* [Exercise requirements] Quote the listing below in its entirety, omitting every image.

* [Recorded data]
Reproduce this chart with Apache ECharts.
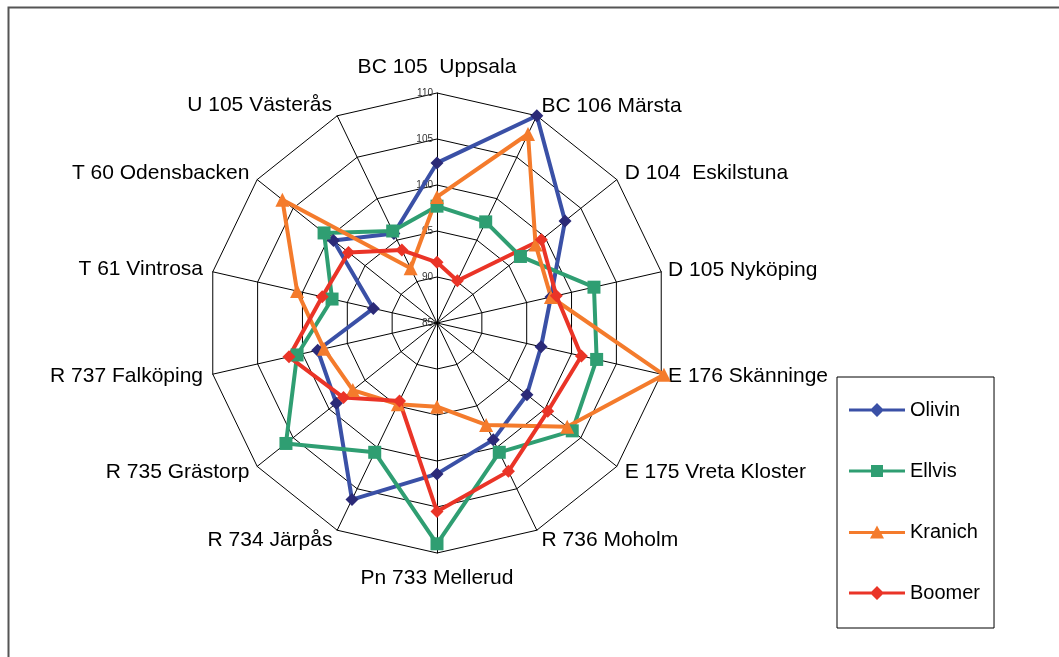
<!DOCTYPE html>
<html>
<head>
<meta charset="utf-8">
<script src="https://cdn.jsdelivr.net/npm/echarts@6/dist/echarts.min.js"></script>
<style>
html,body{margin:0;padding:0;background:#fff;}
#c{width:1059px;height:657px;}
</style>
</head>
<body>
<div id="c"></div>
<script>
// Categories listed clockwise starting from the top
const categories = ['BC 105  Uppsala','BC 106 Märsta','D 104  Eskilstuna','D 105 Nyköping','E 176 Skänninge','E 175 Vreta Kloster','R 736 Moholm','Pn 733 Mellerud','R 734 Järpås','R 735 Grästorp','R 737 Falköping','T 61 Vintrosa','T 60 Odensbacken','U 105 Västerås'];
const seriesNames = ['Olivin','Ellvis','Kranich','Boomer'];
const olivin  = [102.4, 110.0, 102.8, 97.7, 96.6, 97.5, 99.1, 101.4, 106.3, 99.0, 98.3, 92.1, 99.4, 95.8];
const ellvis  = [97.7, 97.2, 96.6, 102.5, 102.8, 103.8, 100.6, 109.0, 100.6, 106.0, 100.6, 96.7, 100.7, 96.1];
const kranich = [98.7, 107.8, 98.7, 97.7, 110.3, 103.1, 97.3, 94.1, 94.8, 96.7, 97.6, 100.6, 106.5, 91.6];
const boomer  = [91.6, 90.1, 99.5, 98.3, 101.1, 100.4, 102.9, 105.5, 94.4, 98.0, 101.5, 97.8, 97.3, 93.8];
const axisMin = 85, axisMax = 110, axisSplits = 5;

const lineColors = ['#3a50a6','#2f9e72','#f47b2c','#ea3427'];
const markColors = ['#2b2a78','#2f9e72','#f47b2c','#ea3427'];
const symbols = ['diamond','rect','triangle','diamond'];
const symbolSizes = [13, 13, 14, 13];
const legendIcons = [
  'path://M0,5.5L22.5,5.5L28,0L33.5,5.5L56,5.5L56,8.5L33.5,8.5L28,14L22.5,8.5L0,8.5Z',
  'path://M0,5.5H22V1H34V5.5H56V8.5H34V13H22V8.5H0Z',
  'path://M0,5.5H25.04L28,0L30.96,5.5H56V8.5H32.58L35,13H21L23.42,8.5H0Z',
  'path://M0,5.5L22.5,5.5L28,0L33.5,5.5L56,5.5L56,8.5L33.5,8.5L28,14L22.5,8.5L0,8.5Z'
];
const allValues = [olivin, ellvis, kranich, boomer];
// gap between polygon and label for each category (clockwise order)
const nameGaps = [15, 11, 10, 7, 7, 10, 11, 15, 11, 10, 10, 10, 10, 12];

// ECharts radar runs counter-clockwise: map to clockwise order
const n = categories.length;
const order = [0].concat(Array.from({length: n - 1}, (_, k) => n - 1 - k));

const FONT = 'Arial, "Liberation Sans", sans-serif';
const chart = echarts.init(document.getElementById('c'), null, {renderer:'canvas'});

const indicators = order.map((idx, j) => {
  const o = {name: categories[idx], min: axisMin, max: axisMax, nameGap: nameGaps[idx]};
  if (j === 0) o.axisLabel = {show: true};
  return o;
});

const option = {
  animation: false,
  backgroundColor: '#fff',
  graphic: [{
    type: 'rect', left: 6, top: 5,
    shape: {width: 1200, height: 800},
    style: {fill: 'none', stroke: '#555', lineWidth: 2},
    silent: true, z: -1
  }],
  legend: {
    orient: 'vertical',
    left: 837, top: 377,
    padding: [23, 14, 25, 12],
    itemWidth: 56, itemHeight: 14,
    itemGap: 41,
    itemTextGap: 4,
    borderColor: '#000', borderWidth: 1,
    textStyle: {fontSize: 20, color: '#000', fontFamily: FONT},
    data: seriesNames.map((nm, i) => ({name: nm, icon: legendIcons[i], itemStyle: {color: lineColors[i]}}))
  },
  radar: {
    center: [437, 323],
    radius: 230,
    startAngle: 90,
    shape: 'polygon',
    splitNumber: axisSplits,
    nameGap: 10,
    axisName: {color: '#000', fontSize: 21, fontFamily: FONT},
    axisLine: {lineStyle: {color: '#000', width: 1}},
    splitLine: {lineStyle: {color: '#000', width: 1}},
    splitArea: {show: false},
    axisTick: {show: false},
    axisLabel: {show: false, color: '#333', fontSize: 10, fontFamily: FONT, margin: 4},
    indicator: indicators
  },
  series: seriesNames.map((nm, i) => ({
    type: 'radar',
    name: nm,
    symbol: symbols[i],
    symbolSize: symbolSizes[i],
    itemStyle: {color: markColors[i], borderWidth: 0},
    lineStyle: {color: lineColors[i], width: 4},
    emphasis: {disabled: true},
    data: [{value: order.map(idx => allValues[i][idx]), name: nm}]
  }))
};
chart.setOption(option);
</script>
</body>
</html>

* [Final result]
Reproduce this chart with Apache ECharts.
<!DOCTYPE html>
<html>
<head>
<meta charset="utf-8">
<script src="https://cdn.jsdelivr.net/npm/echarts@6/dist/echarts.min.js"></script>
<style>
html,body{margin:0;padding:0;background:#fff;}
#c{width:1059px;height:657px;}
</style>
</head>
<body>
<div id="c"></div>
<script>
// Categories listed clockwise starting from the top
const categories = ['BC 105  Uppsala','BC 106 Märsta','D 104  Eskilstuna','D 105 Nyköping','E 176 Skänninge','E 175 Vreta Kloster','R 736 Moholm','Pn 733 Mellerud','R 734 Järpås','R 735 Grästorp','R 737 Falköping','T 61 Vintrosa','T 60 Odensbacken','U 105 Västerås'];
const seriesNames = ['Olivin','Ellvis','Kranich','Boomer'];
const olivin  = [102.4, 110.0, 102.8, 97.7, 96.6, 97.5, 99.1, 101.4, 106.3, 99.0, 98.3, 92.1, 99.4, 95.8];
const ellvis  = [97.7, 97.2, 96.6, 102.5, 102.8, 103.8, 100.6, 109.0, 100.6, 106.0, 100.6, 96.7, 100.7, 96.1];
const kranich = [98.7, 107.8, 98.7, 97.7, 110.3, 103.1, 97.3, 94.1, 94.8, 96.7, 97.6, 100.6, 106.5, 91.6];
const boomer  = [91.6, 90.1, 99.5, 98.3, 101.1, 100.4, 102.9, 105.5, 94.4, 98.0, 101.5, 97.8, 97.3, 93.8];
const axisMin = 85, axisMax = 110, axisSplits = 5;

const lineColors = ['#3a50a6','#2f9e72','#f47b2c','#ea3427'];
const markColors = ['#2b2a78','#2f9e72','#f47b2c','#ea3427'];
const symbols = ['diamond','rect','triangle','diamond'];
const symbolSizes = [13, 13, 14, 13];
const legendIcons = [
  'path://M0,5.5L22.5,5.5L28,0L33.5,5.5L56,5.5L56,8.5L33.5,8.5L28,14L22.5,8.5L0,8.5Z',
  'path://M0,5.5H22V1H34V5.5H56V8.5H34V13H22V8.5H0Z',
  'path://M0,5.5H25.04L28,0L30.96,5.5H56V8.5H32.58L35,13H21L23.42,8.5H0Z',
  'path://M0,5.5L22.5,5.5L28,0L33.5,5.5L56,5.5L56,8.5L33.5,8.5L28,14L22.5,8.5L0,8.5Z'
];
const allValues = [olivin, ellvis, kranich, boomer];
// gap between polygon and label for each category (clockwise order)
const nameGaps = [15, 11, 10, 7, 7, 10, 11, 15, 11, 10, 10, 10, 10, 12];

// ECharts radar runs counter-clockwise: map to clockwise order
const n = categories.length;
const order = [0].concat(Array.from({length: n - 1}, (_, k) => n - 1 - k));

const FONT = 'Arial, "Liberation Sans", sans-serif';
const chart = echarts.init(document.getElementById('c'), null, {renderer:'canvas'});

const indicators = order.map((idx, j) => {
  const o = {name: categories[idx], min: axisMin, max: axisMax, nameGap: nameGaps[idx]};
  if (j === 0) o.axisLabel = {show: true};
  return o;
});

const option = {
  animation: false,
  backgroundColor: '#fff',
  graphic: [{
    type: 'rect', left: 6, top: 5,
    shape: {width: 1200, height: 800},
    style: {fill: 'none', stroke: '#555', lineWidth: 2},
    silent: true, z: -1
  }],
  legend: {
    orient: 'vertical',
    left: 837, top: 377,
    padding: [23, 14, 25, 12],
    itemWidth: 56, itemHeight: 14,
    itemGap: 41,
    itemTextGap: 4,
    borderColor: '#000', borderWidth: 1,
    textStyle: {fontSize: 20, color: '#000', fontFamily: FONT},
    data: seriesNames.map((nm, i) => ({name: nm, icon: legendIcons[i], itemStyle: {color: lineColors[i]}}))
  },
  radar: {
    center: [437, 323],
    radius: 230,
    startAngle: 90,
    shape: 'polygon',
    splitNumber: axisSplits,
    nameGap: 10,
    axisName: {color: '#000', fontSize: 21, fontFamily: FONT},
    axisLine: {lineStyle: {color: '#000', width: 1}},
    splitLine: {lineStyle: {color: '#000', width: 1}},
    splitArea: {show: false},
    axisTick: {show: false},
    axisLabel: {show: false, color: '#333', fontSize: 10, fontFamily: FONT, margin: 4},
    indicator: indicators
  },
  series: seriesNames.map((nm, i) => ({
    type: 'radar',
    name: nm,
    symbol: symbols[i],
    symbolSize: symbolSizes[i],
    itemStyle: {color: markColors[i], borderWidth: 0},
    lineStyle: {color: lineColors[i], width: 4},
    emphasis: {disabled: true},
    data: [{value: order.map(idx => allValues[i][idx]), name: nm}]
  }))
};
chart.setOption(option);
</script>
</body>
</html>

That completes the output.